CodePudding user response：

Your code as is killed my session, presumably because the array dimension(s) was too big for memory. Trying again with smaller numbers:

   In [1]: from collections import deque
   ...: import random
   ...: 
   ...: center_freq = 20000000
   ...: smpl_time = 0.03749995312*pow(10,-6)
   ...: 
   ...: mat_contents = []
   ...: 
   ...: for i in range(10):
   ...:     mat_contents.append(np.ones((36, random.randint(30,300))))
   ...: 
   ...: tempo = np.empty([0,0])
   ...: 
   ...: for i in range(3600):
   ...:     tempo = np.append(tempo, center_freq*smpl_time*i)
   ...: 
   ...: ILO = np.cos(tempo)
   ...: 
   ...: check = 0
In [2]: 
In [2]: tempo.shape
Out[2]: (3600,)
In [3]: ILO
Out[3]: 
array([ 1.        ,  0.73168951,  0.07073907, ..., -0.63602366,
       -0.99137119, -0.81472814])
In [4]: len(mat_contents)
Out[4]: 10

A quick note - while list append in your mat_contents loop is relatively fast, the np.append in the next loop sucks bad. Don't use it that way.

I don't know if I have time now to look at the next loop, BUT, why are you using a deque there? Why not a list? I haven't worked with a deque much, but I don't think it has any advantages over list with this right side append.
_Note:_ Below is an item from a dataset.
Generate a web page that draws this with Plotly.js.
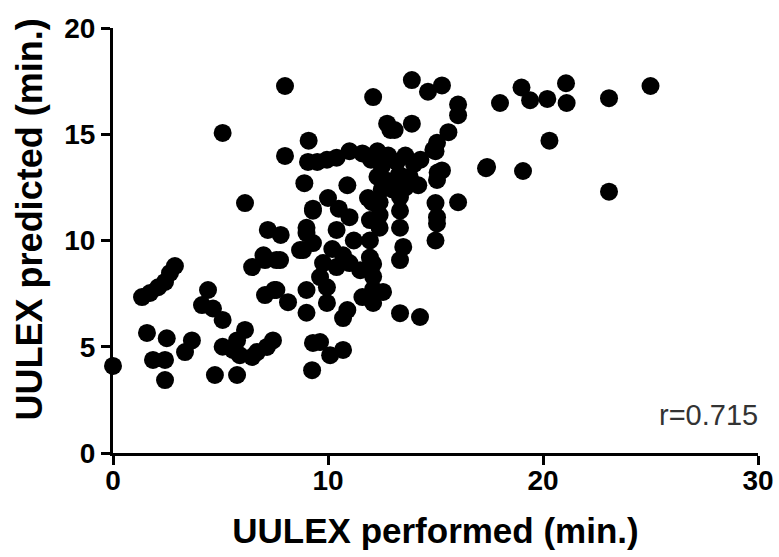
<!DOCTYPE html>
<html>
<head>
<meta charset="utf-8">
<script src="https://cdn.plot.ly/plotly-3.0.1.min.js"></script>
<style>html,body{margin:0;padding:0;background:#fff;}#chart{width:779px;height:557px;}</style>
</head>
<body>
<div id="chart"></div>
<script>
// UULEX performed (min.)
const performed = [
  0,
  1.35,1.72,2.1,2.42,2.65,2.88,
  1.58,2.5,3.67,3.35,1.86,2.42,2.42,
  4.42,4.14,4.65,5.1,
  4.74,5.77,
  6.14,5.1,5.58,5.9,6.47,6.7,7.16,7.44,5.77,
  6.47,7.07,7.77,
  7.07,7.6,8.14,
  9.0,9.0,9.26,9.3,8.7,
  7.6,7.5,
  8.0,5.1,9.1,8.0,9.07,8.9,6.14,9.3,
  7.2,7.8,9.0,7.0,
  9.5,9.95,10.4,11.0,11.6,12.3,
  10.9,10.0,9.3,11.86,11.0,11.95,
  9.0,9.3,8.84,9.77,9.63,10.4,11.0,11.5,11.95,11.95,10.4,11.2,
  9.95,9.95,10.9,10.7,11.6,12.1,
  9.63,10.1,10.7,
  10.2,10.7,10.5,
  13.9,14.65,15.3,12.1,16.05,16.05,
  12.75,13.1,13.9,15.6,15.07,15.0,15.3,
  12.9,
  15.1,15.07,17.4,16.05,15.0,15.07,15.0,15.07,
  12.05,
  12.0,12.5,12.8,13.2,13.6,14.0,14.3,12.3,12.8,13.3,13.8,14.2,12.5,13.0,13.6,
  12.4,12.4,12.4,13.35,13.35,13.35,13.5,13.35,
  12.1,12.1,12.1,12.56,13.35,14.28,
  14.9,
  18.0,19.0,19.4,20.2,21.07,21.1,20.3,17.35,19.07,23.07,25.0,23.07
];
// UULEX predicted (min.)
const predicted = [
  4.1,
  7.34,7.53,7.8,8.05,8.47,8.8,
  5.65,5.4,5.3,4.75,4.38,4.38,3.43,
  7.67,6.96,6.8,6.26,
  3.67,3.67,
  5.79,5.0,4.85,4.6,4.52,4.75,4.99,5.3,5.3,
  8.75,9.08,9.08,
  7.43,7.67,7.1,
  7.67,6.6,3.9,5.18,9.55,
  9.08,7.67,
  17.27,15.06,14.7,13.98,13.7,12.7,11.76,11.4,
  10.5,10.26,10.35,9.3,
  13.7,13.8,13.9,14.2,14.1,14.2,
  12.6,12.0,11.5,12.0,11.1,10.96,
  10.6,9.88,9.55,8.94,8.28,8.75,8.94,8.6,9.2,10.0,10.5,10.0,
  7.8,7.06,6.73,6.35,7.34,7.06,
  5.22,4.6,4.85,
  9.6,9.3,11.5,
  17.55,17.0,17.3,16.75,16.4,15.9,
  15.5,15.2,15.5,15.1,14.6,14.2,13.3,
  15.2,
  13.2,12.85,13.46,11.8,11.76,11.1,10.0,10.8,
  11.8,
  13.8,13.5,14.0,13.7,14.0,13.6,13.8,13.0,12.8,13.1,13.0,12.6,12.4,12.4,12.5,
  11.8,11.2,10.6,12.05,11.4,10.6,9.7,9.08,
  8.9,8.3,7.7,7.58,6.58,6.4,
  14.26,
  16.47,17.2,16.6,16.66,17.4,16.47,14.7,13.4,13.27,16.7,17.27,12.3
];
const xTicks = [0, 10, 20, 30];
const yTicks = [0, 5, 10, 15, 20];
const xTitle = "UULEX performed (min.)";
const yTitle = "UULEX predicted (min.)";
const rLabel = "r=0.715";

const trace = {
  type: 'scatter', mode: 'markers',
  x: performed, y: predicted,
  cliponaxis: false,
  marker: {color: '#000', size: 18, symbol: 'circle', line: {width: 0}},
  hoverinfo: 'skip'
};
const FAM = 'Liberation Sans, Arial, sans-serif';
const tickFont = {family: FAM, size: 28, color: '#000', weight: 'bold'};
const layout = {
  width: 779, height: 557,
  margin: {l: 113, r: 21, t: 28, b: 104},
  paper_bgcolor: '#fff', plot_bgcolor: '#fff',
  showlegend: false,
  xaxis: {
    range: [0, 30], tickvals: xTicks, ticktext: xTicks.map(String),
    showgrid: false, zeroline: false, showline: true, linecolor: '#000', linewidth: 3,
    ticks: 'outside', ticklen: 9, tickwidth: 3, tickcolor: '#000',
    tickfont: tickFont, ticklabelstandoff: -9,
    title: {text: '<b>' + xTitle + '</b>', font: {family: FAM, size: 35, color: '#000'}, standoff: 24}
  },
  yaxis: {
    range: [0, 20], tickvals: yTicks, ticktext: yTicks.map(String),
    showgrid: false, zeroline: false, showline: true, linecolor: '#000', linewidth: 3,
    ticks: 'outside', ticklen: 9, tickwidth: 3, tickcolor: '#000',
    tickfont: tickFont
  },
  annotations: [{
    text: rLabel, xref: 'paper', yref: 'paper', x: 1.003, y: 0.09, xanchor: 'right', yanchor: 'middle',
    showarrow: false, font: {family: FAM, size: 29, color: '#333'}
  }, {
    text: '<b>' + yTitle + '</b>', xref: 'paper', yref: 'paper', x: -0.13, y: 0.55,
    xanchor: 'center', yanchor: 'middle', textangle: -90,
    showarrow: false, font: {family: FAM, size: 36, color: '#000'}
  }]
};
Plotly.newPlot('chart', [trace], layout, {displayModeBar: false, staticPlot: true});
</script>
</body>
</html>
CorrectingILO for the reduced shape

In [16]:         tempo = np.empty([0,0])
    ...:    ...:
    ...:    ...: for i in range(36):
    ...:    ...:     tempo = np.append(tempo, center_freq*smpl_time*i)
    ...: 
In [17]: tempo.shape
Out[17]: (36,)
In [18]: ILO = np.cos(tempo)

I suspect that loop can replaced by one numpy expression, but I won't dig into that yet.

In [19]: %%timeit
    ...: for element in mat_contents:
    ...:     Icolumn = np.empty([0,0])
    ...:     Imatrix = deque([])
    ...:     for colonna in element.T:
    ...:         Imatrix.append(np.multiply(ILO, colonna))
    ...:     varI = np.var(Imatrix)
    ...:     tempImean = np.mean(Imatrix)
    ...: 
5.82 ms ± 6 µs per loop (mean ± std. dev. of 7 runs, 100 loops each)
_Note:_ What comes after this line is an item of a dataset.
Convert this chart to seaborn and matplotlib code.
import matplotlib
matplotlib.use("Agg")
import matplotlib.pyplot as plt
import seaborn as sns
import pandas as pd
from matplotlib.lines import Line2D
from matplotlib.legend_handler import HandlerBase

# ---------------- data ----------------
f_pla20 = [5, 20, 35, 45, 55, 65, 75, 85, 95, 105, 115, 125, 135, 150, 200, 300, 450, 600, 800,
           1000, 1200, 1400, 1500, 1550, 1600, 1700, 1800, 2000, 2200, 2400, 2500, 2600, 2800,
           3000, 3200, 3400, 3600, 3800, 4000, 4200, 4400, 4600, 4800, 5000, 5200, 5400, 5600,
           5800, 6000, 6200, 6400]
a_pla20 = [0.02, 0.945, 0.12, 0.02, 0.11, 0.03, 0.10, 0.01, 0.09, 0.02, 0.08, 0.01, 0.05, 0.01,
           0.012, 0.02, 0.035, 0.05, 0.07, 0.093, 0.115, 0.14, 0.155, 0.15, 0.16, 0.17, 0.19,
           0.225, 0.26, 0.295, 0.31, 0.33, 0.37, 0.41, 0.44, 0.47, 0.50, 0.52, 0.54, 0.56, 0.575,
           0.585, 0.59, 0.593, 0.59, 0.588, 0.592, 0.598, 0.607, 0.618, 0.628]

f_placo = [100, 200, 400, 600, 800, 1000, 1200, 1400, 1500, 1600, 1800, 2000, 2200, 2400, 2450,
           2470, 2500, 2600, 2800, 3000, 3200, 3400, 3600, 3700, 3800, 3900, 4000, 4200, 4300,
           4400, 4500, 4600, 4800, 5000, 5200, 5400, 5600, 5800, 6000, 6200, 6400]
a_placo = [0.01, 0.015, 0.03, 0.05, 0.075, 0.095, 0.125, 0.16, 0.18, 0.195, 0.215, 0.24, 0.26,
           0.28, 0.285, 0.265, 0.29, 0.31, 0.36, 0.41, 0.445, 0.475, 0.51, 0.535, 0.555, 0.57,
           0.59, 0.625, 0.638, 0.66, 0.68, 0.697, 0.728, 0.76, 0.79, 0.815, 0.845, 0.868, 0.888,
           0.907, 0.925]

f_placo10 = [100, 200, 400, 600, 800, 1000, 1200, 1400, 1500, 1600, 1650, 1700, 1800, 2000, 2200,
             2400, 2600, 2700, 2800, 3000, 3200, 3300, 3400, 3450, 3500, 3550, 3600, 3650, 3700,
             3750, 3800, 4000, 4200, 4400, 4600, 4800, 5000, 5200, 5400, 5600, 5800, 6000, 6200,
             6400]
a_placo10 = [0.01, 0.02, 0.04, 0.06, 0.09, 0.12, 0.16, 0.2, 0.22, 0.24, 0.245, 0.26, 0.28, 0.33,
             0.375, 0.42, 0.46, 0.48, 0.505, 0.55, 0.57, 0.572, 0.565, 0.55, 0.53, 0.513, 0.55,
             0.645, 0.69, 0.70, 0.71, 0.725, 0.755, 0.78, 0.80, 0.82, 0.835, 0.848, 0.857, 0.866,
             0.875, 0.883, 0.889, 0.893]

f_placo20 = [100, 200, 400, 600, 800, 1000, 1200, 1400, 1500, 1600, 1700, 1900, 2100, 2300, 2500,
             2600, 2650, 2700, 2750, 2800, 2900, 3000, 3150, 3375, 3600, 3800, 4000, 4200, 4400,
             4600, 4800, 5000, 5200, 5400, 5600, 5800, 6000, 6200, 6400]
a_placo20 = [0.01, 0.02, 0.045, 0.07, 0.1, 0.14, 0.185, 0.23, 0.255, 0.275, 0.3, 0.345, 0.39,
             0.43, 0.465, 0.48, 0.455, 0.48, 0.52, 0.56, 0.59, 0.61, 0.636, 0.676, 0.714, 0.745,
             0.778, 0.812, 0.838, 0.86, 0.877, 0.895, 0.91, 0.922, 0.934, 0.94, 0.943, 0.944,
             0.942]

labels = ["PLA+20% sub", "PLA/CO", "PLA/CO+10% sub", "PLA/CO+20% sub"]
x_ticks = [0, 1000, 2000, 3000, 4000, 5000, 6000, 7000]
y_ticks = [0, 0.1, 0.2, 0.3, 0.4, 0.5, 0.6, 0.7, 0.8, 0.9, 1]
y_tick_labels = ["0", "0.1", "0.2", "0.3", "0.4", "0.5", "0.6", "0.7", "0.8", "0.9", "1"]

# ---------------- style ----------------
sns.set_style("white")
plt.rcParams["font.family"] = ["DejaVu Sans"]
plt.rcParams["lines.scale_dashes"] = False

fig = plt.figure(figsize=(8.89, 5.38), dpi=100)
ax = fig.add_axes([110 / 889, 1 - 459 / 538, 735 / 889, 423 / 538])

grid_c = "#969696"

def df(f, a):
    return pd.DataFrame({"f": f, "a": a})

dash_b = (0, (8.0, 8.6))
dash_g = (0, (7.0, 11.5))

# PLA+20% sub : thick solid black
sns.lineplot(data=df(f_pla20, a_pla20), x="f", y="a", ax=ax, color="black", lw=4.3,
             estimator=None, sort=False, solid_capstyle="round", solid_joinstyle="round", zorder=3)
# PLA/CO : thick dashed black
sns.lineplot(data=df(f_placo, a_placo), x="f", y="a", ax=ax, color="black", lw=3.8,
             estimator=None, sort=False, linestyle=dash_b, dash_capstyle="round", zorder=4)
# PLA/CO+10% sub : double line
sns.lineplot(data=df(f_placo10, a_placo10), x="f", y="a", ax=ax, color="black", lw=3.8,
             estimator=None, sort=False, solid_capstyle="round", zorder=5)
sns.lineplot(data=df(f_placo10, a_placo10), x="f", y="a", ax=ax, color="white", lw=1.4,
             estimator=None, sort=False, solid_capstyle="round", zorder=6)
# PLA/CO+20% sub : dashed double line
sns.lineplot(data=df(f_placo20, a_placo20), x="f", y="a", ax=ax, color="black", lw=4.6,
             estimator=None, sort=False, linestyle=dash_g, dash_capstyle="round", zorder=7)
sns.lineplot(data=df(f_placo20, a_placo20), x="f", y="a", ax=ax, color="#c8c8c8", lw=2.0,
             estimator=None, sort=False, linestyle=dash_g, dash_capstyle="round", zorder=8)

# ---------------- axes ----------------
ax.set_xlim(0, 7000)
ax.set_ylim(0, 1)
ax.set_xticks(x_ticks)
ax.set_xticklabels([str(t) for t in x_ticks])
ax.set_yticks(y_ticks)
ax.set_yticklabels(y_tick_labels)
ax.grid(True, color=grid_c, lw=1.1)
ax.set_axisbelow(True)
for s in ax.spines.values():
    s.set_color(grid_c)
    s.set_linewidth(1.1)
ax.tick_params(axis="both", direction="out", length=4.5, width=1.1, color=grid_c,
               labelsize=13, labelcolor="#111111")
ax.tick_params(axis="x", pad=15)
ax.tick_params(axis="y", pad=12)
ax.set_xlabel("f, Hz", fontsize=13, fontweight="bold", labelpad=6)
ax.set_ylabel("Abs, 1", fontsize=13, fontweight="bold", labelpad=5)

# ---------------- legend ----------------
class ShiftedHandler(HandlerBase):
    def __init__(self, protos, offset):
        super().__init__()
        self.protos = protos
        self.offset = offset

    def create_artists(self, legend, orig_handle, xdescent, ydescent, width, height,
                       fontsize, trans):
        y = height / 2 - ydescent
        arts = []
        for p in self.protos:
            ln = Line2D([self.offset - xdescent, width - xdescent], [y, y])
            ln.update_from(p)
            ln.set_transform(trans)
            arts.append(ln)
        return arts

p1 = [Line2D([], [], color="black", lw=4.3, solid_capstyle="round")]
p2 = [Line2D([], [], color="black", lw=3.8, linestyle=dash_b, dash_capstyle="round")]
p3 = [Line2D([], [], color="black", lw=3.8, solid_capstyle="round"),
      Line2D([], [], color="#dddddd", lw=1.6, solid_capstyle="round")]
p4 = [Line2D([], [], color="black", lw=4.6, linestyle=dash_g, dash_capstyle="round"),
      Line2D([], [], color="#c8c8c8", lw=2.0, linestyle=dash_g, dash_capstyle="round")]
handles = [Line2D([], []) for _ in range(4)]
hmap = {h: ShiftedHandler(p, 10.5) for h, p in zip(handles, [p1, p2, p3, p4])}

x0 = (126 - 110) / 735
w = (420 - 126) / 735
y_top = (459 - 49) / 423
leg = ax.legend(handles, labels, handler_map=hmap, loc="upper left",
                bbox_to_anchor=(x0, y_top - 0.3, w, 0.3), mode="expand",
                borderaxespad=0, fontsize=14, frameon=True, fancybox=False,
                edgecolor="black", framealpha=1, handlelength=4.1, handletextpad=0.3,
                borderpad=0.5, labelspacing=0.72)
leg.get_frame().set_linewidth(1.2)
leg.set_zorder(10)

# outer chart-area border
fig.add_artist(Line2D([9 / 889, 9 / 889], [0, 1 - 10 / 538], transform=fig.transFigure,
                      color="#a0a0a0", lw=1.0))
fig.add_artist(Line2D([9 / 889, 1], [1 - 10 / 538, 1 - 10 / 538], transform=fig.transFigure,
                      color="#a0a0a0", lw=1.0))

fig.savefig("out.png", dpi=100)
Time with Imatrix = [] is the same, so using deque doesn't hurt.

mat_contents contains arrays with varying shape (2nd dimension):

In [22]: [x.shape for x in mat_contents]
Out[22]: 
[(36, 203),
 (36, 82),
 (36, 194),
 (36, 174),
 (36, 119),
 (36, 190),
 (36, 272),
 (36, 68),
 (36, 293),
 (36, 248)]

Now lets examine the slow loop that you are worried about:

In [23]: ILO.shape
Out[23]: (36,)
In [24]: element=mat_contents[0]
In [25]: element.T.shape
Out[25]: (203, 36)
In [26]: Imatrix =[]
    ...: for colonna in element.T:
    ...:         Imatrix.append(np.multiply(ILO, colonna))
    ...: arr = np.array(Imatrix)
In [27]: arr.shape
Out[27]: (203, 36)

To multiply a (36,) array and a (203,36) we don't need to loop.

In [28]: np.allclose(ILO*element.T, arr)
Out[28]: True
In [29]: %%timeit
    ...: Imatrix =[]
    ...: for colonna in element.T:
    ...:         Imatrix.append(np.multiply(ILO, colonna))
    ...: arr = np.array(Imatrix)
    ...: 
    ...: 
405 µs ± 2.72 µs per loop (mean ± std. dev. of 7 runs, 1,000 loops each)

The whole-array operation is much faster:

In [30]: timeit ILO*element.T
19.4 µs ± 14.3 ns per loop (mean ± std. dev. of 7 runs, 100,000 loops each)

In your original question you loaded a .mat file. Are you trying to translate MATLAB code? numpy is like old-time MATLAB, where whole-matrix operations are much faster. numpy does not do jit compilation of loops.